- [Set problem]
Would you transcribe all of the data exactly, down to the last character?
═══ Information provided
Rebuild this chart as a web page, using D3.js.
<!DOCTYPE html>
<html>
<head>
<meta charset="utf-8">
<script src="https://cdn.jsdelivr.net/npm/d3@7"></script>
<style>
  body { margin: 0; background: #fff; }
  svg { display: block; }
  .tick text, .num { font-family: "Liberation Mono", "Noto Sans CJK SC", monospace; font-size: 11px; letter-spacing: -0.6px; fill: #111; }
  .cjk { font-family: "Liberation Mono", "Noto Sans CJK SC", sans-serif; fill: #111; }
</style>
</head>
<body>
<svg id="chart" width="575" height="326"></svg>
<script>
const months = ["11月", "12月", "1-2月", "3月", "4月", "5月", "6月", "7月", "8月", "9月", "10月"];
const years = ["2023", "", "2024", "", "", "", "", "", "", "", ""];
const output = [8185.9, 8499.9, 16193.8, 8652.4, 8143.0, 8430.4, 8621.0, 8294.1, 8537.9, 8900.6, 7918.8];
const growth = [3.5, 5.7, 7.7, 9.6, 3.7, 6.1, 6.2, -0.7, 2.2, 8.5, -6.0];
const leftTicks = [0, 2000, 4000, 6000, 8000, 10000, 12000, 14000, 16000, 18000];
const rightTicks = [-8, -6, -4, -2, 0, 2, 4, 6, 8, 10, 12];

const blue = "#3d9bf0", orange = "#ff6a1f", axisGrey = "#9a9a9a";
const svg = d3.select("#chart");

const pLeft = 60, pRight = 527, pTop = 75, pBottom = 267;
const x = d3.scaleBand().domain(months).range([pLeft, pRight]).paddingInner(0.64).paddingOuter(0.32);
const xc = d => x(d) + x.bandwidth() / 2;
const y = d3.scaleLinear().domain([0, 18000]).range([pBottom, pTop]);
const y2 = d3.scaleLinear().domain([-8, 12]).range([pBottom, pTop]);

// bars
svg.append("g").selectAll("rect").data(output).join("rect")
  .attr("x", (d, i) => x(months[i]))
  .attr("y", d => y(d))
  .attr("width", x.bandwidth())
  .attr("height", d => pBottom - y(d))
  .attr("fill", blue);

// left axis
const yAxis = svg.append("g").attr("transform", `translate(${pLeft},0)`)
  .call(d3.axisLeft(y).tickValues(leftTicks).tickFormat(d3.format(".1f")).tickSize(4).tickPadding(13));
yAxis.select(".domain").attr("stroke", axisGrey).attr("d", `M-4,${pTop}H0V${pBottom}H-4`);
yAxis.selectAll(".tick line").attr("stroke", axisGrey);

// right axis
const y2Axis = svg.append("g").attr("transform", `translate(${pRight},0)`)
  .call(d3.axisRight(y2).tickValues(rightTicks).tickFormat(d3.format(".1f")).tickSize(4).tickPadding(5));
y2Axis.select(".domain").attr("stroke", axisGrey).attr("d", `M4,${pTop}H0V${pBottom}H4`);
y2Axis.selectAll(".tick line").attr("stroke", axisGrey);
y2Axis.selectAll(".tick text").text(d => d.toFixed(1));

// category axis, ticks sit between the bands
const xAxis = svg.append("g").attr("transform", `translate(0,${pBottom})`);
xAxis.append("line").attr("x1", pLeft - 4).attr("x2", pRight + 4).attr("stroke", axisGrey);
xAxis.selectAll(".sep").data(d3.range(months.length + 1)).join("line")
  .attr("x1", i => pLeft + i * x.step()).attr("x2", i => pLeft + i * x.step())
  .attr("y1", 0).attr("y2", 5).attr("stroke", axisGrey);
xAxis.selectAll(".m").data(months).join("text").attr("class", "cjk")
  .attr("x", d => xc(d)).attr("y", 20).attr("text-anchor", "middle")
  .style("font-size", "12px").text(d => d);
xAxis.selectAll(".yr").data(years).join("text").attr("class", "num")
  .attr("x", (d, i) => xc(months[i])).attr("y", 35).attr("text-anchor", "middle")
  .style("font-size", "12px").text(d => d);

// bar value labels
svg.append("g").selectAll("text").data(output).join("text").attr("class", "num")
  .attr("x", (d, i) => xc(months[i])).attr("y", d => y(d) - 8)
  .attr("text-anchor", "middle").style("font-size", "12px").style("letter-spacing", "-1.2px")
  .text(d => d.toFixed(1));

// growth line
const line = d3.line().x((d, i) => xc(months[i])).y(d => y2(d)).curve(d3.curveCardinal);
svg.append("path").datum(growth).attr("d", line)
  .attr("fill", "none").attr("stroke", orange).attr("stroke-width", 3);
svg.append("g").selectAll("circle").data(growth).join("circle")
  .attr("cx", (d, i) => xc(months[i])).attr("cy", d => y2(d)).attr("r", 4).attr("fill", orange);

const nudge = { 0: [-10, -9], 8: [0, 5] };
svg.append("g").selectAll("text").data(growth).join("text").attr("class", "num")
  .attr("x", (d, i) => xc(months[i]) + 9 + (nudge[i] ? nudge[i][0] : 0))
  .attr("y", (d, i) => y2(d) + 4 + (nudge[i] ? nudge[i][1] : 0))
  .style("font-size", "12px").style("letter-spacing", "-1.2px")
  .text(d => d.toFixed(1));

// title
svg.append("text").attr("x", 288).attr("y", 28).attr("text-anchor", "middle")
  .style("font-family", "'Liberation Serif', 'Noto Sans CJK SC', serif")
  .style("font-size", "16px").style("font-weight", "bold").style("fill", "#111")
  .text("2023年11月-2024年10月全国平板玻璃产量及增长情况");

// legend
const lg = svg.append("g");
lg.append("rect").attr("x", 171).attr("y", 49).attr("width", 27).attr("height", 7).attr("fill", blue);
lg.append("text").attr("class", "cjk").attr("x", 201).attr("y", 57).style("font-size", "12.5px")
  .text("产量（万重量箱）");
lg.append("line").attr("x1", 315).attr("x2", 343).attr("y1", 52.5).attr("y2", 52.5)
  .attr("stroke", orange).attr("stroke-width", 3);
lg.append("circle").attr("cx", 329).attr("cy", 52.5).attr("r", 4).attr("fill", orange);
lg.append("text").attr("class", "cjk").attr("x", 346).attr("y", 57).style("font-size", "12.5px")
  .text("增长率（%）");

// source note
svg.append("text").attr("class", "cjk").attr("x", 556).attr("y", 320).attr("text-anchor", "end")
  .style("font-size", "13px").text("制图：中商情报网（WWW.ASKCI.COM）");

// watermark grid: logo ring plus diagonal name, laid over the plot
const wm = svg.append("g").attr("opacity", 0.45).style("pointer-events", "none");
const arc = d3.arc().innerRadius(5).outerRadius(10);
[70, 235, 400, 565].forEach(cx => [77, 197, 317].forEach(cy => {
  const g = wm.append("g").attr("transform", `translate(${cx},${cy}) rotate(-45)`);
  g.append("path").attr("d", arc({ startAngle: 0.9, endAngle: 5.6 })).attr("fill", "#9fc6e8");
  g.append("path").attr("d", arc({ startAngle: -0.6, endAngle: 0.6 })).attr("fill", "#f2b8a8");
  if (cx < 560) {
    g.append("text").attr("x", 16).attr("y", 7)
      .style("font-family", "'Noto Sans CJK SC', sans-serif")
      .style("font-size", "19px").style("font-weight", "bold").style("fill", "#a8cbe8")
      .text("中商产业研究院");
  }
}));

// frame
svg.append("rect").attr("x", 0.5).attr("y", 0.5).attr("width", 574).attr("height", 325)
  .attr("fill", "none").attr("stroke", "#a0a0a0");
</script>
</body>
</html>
══════
- [Output for this exercise]
Rebuild this chart as a web page, using D3.js.
<!DOCTYPE html>
<html>
<head>
<meta charset="utf-8">
<script src="https://cdn.jsdelivr.net/npm/d3@7"></script>
<style>
  body { margin: 0; background: #fff; }
  svg { display: block; }
  .tick text, .num { font-family: "Liberation Mono", "Noto Sans CJK SC", monospace; font-size: 11px; letter-spacing: -0.6px; fill: #111; }
  .cjk { font-family: "Liberation Mono", "Noto Sans CJK SC", sans-serif; fill: #111; }
</style>
</head>
<body>
<svg id="chart" width="575" height="326"></svg>
<script>
const months = ["11月", "12月", "1-2月", "3月", "4月", "5月", "6月", "7月", "8月", "9月", "10月"];
const years = ["2023", "", "2024", "", "", "", "", "", "", "", ""];
const output = [8185.9, 8499.9, 16193.8, 8652.4, 8143.0, 8430.4, 8621.0, 8294.1, 8537.9, 8900.6, 7918.8];
const growth = [3.5, 5.7, 7.7, 9.6, 3.7, 6.1, 6.2, -0.7, 2.2, 8.5, -6.0];
const leftTicks = [0, 2000, 4000, 6000, 8000, 10000, 12000, 14000, 16000, 18000];
const rightTicks = [-8, -6, -4, -2, 0, 2, 4, 6, 8, 10, 12];

const blue = "#3d9bf0", orange = "#ff6a1f", axisGrey = "#9a9a9a";
const svg = d3.select("#chart");

const pLeft = 60, pRight = 527, pTop = 75, pBottom = 267;
const x = d3.scaleBand().domain(months).range([pLeft, pRight]).paddingInner(0.64).paddingOuter(0.32);
const xc = d => x(d) + x.bandwidth() / 2;
const y = d3.scaleLinear().domain([0, 18000]).range([pBottom, pTop]);
const y2 = d3.scaleLinear().domain([-8, 12]).range([pBottom, pTop]);

// bars
svg.append("g").selectAll("rect").data(output).join("rect")
  .attr("x", (d, i) => x(months[i]))
  .attr("y", d => y(d))
  .attr("width", x.bandwidth())
  .attr("height", d => pBottom - y(d))
  .attr("fill", blue);

// left axis
const yAxis = svg.append("g").attr("transform", `translate(${pLeft},0)`)
  .call(d3.axisLeft(y).tickValues(leftTicks).tickFormat(d3.format(".1f")).tickSize(4).tickPadding(13));
yAxis.select(".domain").attr("stroke", axisGrey).attr("d", `M-4,${pTop}H0V${pBottom}H-4`);
yAxis.selectAll(".tick line").attr("stroke", axisGrey);

// right axis
const y2Axis = svg.append("g").attr("transform", `translate(${pRight},0)`)
  .call(d3.axisRight(y2).tickValues(rightTicks).tickFormat(d3.format(".1f")).tickSize(4).tickPadding(5));
y2Axis.select(".domain").attr("stroke", axisGrey).attr("d", `M4,${pTop}H0V${pBottom}H4`);
y2Axis.selectAll(".tick line").attr("stroke", axisGrey);
y2Axis.selectAll(".tick text").text(d => d.toFixed(1));

// category axis, ticks sit between the bands
const xAxis = svg.append("g").attr("transform", `translate(0,${pBottom})`);
xAxis.append("line").attr("x1", pLeft - 4).attr("x2", pRight + 4).attr("stroke", axisGrey);
xAxis.selectAll(".sep").data(d3.range(months.length + 1)).join("line")
  .attr("x1", i => pLeft + i * x.step()).attr("x2", i => pLeft + i * x.step())
  .attr("y1", 0).attr("y2", 5).attr("stroke", axisGrey);
xAxis.selectAll(".m").data(months).join("text").attr("class", "cjk")
  .attr("x", d => xc(d)).attr("y", 20).attr("text-anchor", "middle")
  .style("font-size", "12px").text(d => d);
xAxis.selectAll(".yr").data(years).join("text").attr("class", "num")
  .attr("x", (d, i) => xc(months[i])).attr("y", 35).attr("text-anchor", "middle")
  .style("font-size", "12px").text(d => d);

// bar value labels
svg.append("g").selectAll("text").data(output).join("text").attr("class", "num")
  .attr("x", (d, i) => xc(months[i])).attr("y", d => y(d) - 8)
  .attr("text-anchor", "middle").style("font-size", "12px").style("letter-spacing", "-1.2px")
  .text(d => d.toFixed(1));

// growth line
const line = d3.line().x((d, i) => xc(months[i])).y(d => y2(d)).curve(d3.curveCardinal);
svg.append("path").datum(growth).attr("d", line)
  .attr("fill", "none").attr("stroke", orange).attr("stroke-width", 3);
svg.append("g").selectAll("circle").data(growth).join("circle")
  .attr("cx", (d, i) => xc(months[i])).attr("cy", d => y2(d)).attr("r", 4).attr("fill", orange);

const nudge = { 0: [-10, -9], 8: [0, 5] };
svg.append("g").selectAll("text").data(growth).join("text").attr("class", "num")
  .attr("x", (d, i) => xc(months[i]) + 9 + (nudge[i] ? nudge[i][0] : 0))
  .attr("y", (d, i) => y2(d) + 4 + (nudge[i] ? nudge[i][1] : 0))
  .style("font-size", "12px").style("letter-spacing", "-1.2px")
  .text(d => d.toFixed(1));

// title
svg.append("text").attr("x", 288).attr("y", 28).attr("text-anchor", "middle")
  .style("font-family", "'Liberation Serif', 'Noto Sans CJK SC', serif")
  .style("font-size", "16px").style("font-weight", "bold").style("fill", "#111")
  .text("2023年11月-2024年10月全国平板玻璃产量及增长情况");

// legend
const lg = svg.append("g");
lg.append("rect").attr("x", 171).attr("y", 49).attr("width", 27).attr("height", 7).attr("fill", blue);
lg.append("text").attr("class", "cjk").attr("x", 201).attr("y", 57).style("font-size", "12.5px")
  .text("产量（万重量箱）");
lg.append("line").attr("x1", 315).attr("x2", 343).attr("y1", 52.5).attr("y2", 52.5)
  .attr("stroke", orange).attr("stroke-width", 3);
lg.append("circle").attr("cx", 329).attr("cy", 52.5).attr("r", 4).attr("fill", orange);
lg.append("text").attr("class", "cjk").attr("x", 346).attr("y", 57).style("font-size", "12.5px")
  .text("增长率（%）");

// source note
svg.append("text").attr("class", "cjk").attr("x", 556).attr("y", 320).attr("text-anchor", "end")
  .style("font-size", "13px").text("制图：中商情报网（WWW.ASKCI.COM）");

// watermark grid: logo ring plus diagonal name, laid over the plot
const wm = svg.append("g").attr("opacity", 0.45).style("pointer-events", "none");
const arc = d3.arc().innerRadius(5).outerRadius(10);
[70, 235, 400, 565].forEach(cx => [77, 197, 317].forEach(cy => {
  const g = wm.append("g").attr("transform", `translate(${cx},${cy}) rotate(-45)`);
  g.append("path").attr("d", arc({ startAngle: 0.9, endAngle: 5.6 })).attr("fill", "#9fc6e8");
  g.append("path").attr("d", arc({ startAngle: -0.6, endAngle: 0.6 })).attr("fill", "#f2b8a8");
  if (cx < 560) {
    g.append("text").attr("x", 16).attr("y", 7)
      .style("font-family", "'Noto Sans CJK SC', sans-serif")
      .style("font-size", "19px").style("font-weight", "bold").style("fill", "#a8cbe8")
      .text("中商产业研究院");
  }
}));

// frame
svg.append("rect").attr("x", 0.5).attr("y", 0.5).attr("width", 574).attr("height", 325)
  .attr("fill", "none").attr("stroke", "#a0a0a0");
</script>
</body>
</html>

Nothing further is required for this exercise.